_Work to complete_.
Starting at the line that contains "Convert this chart" and stopping at the line that contains "const BURST_STEP = 0.025;", transcribe every line of the material below exactly; pictures stay out.

_Recorded information_.
<<<<
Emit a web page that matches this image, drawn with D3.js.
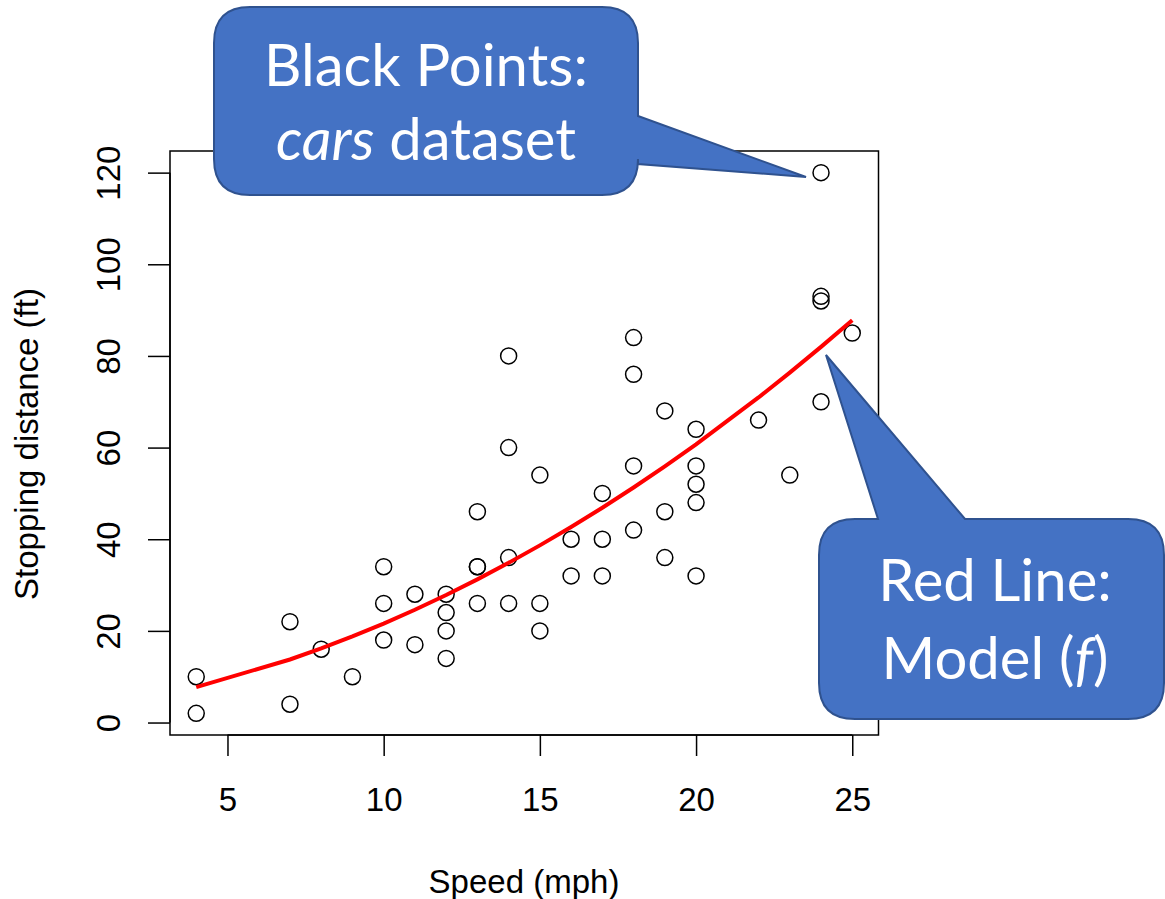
>>>>
<<<<
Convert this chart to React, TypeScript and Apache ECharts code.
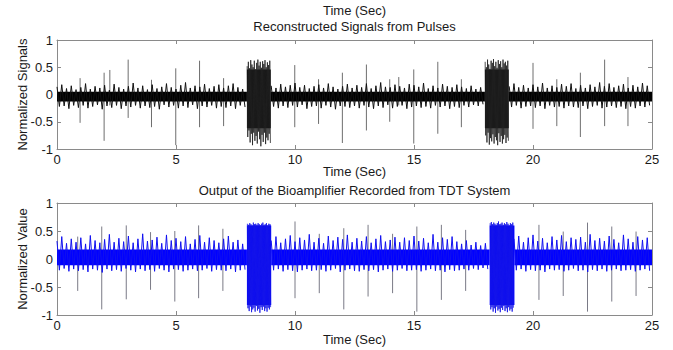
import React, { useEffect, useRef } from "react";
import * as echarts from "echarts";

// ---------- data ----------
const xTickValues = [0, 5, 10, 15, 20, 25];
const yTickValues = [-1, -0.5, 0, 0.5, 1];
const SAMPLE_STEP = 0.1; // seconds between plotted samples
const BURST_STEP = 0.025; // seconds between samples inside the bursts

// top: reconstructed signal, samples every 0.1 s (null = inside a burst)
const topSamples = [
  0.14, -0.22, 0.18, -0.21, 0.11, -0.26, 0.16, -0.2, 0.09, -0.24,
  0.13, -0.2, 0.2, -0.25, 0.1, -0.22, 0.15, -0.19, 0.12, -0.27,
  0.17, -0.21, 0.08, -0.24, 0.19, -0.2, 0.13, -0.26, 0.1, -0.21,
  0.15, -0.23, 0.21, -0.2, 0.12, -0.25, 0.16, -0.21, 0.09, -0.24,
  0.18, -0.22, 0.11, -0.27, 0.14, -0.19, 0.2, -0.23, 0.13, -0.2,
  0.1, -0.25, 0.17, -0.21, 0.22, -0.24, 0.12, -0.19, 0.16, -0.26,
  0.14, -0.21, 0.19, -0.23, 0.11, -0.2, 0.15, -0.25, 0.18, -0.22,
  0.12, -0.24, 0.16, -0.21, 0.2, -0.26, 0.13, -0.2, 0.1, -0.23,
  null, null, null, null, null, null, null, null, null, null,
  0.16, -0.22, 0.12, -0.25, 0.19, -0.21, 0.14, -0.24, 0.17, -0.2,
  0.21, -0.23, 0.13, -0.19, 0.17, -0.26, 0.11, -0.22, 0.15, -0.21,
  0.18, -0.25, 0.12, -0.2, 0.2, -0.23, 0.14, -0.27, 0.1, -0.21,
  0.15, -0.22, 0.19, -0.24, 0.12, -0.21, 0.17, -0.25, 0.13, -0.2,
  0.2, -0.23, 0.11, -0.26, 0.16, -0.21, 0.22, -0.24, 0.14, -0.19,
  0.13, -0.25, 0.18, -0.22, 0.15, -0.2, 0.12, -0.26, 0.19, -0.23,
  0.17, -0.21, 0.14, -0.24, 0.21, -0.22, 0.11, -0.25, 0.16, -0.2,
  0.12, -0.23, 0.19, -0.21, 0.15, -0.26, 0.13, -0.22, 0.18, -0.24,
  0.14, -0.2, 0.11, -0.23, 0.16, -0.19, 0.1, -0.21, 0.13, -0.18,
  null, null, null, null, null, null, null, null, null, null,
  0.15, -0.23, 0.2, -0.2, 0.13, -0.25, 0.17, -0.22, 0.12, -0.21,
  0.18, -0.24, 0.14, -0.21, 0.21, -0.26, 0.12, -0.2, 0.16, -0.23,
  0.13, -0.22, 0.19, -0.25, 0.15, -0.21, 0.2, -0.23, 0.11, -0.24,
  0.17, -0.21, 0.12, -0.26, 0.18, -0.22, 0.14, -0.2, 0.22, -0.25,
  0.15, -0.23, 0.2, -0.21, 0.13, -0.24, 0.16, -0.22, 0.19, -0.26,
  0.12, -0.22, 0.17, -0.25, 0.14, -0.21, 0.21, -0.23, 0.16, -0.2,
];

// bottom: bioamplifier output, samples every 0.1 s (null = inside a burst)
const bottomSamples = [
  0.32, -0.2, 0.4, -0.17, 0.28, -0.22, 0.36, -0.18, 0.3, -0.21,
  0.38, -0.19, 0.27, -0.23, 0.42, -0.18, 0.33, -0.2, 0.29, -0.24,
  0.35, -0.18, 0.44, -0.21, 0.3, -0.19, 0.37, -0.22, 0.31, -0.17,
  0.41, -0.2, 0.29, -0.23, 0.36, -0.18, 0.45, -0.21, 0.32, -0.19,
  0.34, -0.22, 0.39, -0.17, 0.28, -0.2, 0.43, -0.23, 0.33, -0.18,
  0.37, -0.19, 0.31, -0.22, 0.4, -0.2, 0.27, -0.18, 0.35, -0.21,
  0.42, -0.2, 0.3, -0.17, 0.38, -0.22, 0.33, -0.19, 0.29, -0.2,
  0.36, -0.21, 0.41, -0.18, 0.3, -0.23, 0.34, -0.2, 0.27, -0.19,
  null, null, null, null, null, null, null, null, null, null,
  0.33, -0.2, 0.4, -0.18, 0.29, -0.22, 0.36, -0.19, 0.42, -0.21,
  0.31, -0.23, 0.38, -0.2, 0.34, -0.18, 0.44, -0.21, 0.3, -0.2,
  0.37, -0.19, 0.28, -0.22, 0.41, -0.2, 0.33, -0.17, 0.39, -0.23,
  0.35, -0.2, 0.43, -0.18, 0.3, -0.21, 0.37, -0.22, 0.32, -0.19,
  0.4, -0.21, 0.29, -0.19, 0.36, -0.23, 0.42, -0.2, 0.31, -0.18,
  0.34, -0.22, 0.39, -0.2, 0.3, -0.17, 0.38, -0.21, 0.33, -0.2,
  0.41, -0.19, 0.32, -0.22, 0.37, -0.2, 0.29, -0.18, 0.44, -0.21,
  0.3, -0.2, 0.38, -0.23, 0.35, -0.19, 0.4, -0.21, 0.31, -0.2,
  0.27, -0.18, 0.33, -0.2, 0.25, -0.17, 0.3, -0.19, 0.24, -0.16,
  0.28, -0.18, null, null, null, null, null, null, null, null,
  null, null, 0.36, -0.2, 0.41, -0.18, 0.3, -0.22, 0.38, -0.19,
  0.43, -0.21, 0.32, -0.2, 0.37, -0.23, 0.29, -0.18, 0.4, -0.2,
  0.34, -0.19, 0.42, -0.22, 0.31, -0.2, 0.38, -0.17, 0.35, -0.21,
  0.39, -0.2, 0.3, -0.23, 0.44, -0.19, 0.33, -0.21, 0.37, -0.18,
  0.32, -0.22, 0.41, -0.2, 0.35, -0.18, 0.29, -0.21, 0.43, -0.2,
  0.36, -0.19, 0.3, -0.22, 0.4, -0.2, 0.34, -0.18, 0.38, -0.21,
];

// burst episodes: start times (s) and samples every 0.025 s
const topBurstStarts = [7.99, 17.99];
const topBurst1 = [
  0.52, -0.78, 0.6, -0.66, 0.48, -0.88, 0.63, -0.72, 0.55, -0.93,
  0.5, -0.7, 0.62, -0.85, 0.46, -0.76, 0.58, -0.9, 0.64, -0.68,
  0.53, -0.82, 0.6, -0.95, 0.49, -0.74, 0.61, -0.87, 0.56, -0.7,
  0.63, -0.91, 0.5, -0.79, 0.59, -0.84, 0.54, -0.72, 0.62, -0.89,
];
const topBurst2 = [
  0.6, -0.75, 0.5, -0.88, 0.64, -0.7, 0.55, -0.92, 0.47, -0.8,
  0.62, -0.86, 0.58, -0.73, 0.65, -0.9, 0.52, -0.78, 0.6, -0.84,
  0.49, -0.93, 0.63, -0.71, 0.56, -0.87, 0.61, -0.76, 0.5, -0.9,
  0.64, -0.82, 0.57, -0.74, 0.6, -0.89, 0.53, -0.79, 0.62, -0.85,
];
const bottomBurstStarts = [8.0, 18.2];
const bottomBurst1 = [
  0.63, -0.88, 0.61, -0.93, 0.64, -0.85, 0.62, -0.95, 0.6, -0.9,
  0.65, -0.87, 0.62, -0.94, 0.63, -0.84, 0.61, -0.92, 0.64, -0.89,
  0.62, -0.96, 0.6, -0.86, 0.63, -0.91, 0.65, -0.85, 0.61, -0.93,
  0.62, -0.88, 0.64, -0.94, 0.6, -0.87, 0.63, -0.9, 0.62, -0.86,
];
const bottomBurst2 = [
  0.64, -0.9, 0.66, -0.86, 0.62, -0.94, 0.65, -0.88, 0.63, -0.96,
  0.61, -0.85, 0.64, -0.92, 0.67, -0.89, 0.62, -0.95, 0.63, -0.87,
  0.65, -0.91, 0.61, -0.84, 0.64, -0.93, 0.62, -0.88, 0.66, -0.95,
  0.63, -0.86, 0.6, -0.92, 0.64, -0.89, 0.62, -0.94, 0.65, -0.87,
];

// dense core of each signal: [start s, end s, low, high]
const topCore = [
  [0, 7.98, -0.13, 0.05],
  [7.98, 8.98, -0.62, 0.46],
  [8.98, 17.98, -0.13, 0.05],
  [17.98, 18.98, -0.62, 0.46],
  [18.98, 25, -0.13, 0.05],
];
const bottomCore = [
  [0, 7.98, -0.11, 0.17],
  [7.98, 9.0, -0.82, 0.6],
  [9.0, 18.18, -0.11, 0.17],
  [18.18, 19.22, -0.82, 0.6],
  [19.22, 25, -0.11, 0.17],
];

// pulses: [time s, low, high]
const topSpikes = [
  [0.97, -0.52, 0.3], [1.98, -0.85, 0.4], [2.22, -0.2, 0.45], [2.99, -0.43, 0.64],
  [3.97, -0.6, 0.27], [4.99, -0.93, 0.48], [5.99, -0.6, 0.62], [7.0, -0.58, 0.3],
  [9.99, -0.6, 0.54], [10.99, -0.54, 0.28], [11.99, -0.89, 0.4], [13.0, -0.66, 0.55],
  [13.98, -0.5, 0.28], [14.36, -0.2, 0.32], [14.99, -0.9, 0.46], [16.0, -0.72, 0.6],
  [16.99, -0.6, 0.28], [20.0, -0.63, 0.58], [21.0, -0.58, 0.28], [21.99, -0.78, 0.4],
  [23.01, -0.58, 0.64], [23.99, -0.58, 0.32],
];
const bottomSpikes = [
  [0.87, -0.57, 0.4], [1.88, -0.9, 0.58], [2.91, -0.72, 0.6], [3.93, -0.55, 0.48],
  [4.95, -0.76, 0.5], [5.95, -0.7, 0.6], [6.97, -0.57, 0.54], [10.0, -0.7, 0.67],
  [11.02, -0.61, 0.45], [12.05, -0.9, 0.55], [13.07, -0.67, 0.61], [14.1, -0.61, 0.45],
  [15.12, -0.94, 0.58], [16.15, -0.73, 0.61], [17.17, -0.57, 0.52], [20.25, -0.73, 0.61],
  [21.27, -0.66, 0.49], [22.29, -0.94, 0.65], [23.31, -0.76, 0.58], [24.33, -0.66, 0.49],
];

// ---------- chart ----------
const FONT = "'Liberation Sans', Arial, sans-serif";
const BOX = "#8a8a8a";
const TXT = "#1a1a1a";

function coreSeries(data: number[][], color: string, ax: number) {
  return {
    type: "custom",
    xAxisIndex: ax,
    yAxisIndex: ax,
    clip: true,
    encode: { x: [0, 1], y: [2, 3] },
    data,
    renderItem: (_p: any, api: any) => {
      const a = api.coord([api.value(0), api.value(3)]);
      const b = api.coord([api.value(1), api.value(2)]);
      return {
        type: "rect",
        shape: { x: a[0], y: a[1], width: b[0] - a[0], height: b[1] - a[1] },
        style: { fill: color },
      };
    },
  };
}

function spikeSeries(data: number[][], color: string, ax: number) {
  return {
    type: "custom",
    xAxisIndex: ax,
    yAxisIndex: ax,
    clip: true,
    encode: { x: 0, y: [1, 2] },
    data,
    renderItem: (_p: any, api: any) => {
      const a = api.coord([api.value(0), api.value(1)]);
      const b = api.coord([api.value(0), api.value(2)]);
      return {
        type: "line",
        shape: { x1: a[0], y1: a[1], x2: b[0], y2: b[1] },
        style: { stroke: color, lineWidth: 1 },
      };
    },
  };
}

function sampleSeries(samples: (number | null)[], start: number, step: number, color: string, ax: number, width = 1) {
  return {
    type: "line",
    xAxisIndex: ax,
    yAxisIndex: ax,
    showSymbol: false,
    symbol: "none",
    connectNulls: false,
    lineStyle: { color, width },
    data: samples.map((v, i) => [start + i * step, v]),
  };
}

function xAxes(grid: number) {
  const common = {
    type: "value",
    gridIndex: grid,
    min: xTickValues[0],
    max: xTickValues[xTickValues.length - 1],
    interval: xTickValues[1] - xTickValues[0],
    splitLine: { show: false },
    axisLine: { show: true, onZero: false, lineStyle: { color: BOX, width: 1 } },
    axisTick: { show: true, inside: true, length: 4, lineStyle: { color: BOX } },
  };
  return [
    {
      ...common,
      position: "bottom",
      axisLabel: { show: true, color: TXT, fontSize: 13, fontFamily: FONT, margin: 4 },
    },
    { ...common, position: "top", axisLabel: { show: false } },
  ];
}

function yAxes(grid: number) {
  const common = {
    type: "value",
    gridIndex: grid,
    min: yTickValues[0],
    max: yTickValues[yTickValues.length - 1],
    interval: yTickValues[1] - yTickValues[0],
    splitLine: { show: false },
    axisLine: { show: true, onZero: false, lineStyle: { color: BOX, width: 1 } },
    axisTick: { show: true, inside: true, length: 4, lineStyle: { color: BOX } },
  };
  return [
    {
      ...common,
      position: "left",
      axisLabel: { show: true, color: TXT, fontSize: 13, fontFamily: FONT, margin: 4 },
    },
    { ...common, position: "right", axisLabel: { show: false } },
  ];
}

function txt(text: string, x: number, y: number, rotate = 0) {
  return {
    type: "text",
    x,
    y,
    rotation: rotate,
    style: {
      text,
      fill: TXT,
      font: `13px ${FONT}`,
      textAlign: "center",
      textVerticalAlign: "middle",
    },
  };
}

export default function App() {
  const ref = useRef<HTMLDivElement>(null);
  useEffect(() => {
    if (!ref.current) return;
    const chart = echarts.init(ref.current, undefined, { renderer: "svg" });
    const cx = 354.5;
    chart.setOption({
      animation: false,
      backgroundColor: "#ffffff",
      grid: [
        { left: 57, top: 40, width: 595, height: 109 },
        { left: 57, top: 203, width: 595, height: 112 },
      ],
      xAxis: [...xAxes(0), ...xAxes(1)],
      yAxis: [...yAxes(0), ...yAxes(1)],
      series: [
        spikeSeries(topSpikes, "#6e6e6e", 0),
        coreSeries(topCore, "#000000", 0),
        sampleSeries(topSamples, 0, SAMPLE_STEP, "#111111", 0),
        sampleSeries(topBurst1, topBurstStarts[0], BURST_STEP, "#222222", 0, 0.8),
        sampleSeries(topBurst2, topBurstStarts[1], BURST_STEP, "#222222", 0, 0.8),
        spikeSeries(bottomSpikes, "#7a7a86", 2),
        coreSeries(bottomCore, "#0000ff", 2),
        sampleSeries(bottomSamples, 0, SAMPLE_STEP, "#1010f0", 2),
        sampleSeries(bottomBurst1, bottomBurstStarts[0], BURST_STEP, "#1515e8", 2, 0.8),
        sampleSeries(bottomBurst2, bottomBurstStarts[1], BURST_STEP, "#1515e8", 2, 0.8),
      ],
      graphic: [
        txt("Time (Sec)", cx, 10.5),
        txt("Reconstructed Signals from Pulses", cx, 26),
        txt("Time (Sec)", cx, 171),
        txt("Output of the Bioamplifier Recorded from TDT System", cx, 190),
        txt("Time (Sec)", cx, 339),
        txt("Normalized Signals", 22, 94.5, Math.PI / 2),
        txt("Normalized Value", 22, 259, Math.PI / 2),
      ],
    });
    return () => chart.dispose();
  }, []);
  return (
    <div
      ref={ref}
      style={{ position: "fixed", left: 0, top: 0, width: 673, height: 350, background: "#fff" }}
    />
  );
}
>>>>
<<<<
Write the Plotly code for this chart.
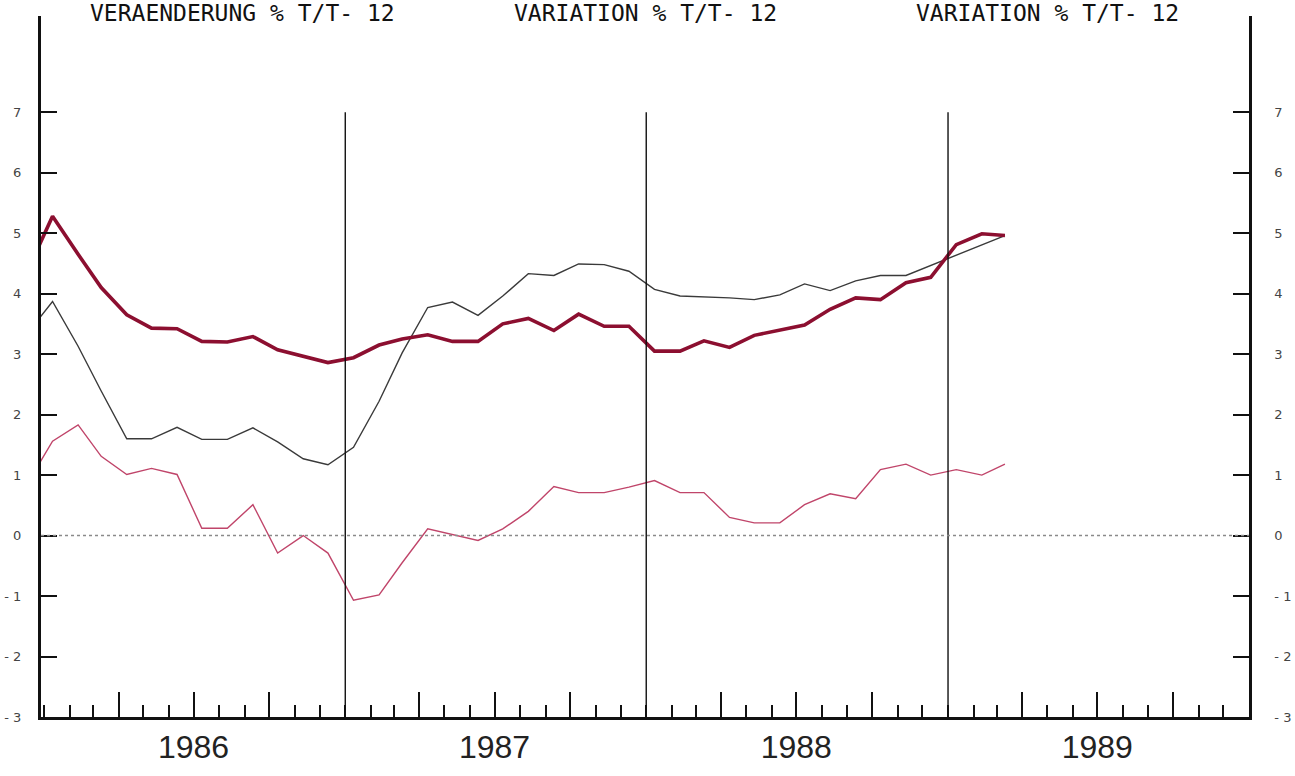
>>>>
_Finished answer_.
Convert this chart to React, TypeScript and Apache ECharts code.
import React, { useEffect, useRef } from "react";
import * as echarts from "echarts";

// ---------- data ----------
const xTickValues = [0, 5, 10, 15, 20, 25];
const yTickValues = [-1, -0.5, 0, 0.5, 1];
const SAMPLE_STEP = 0.1; // seconds between plotted samples
const BURST_STEP = 0.025; // seconds between samples inside the bursts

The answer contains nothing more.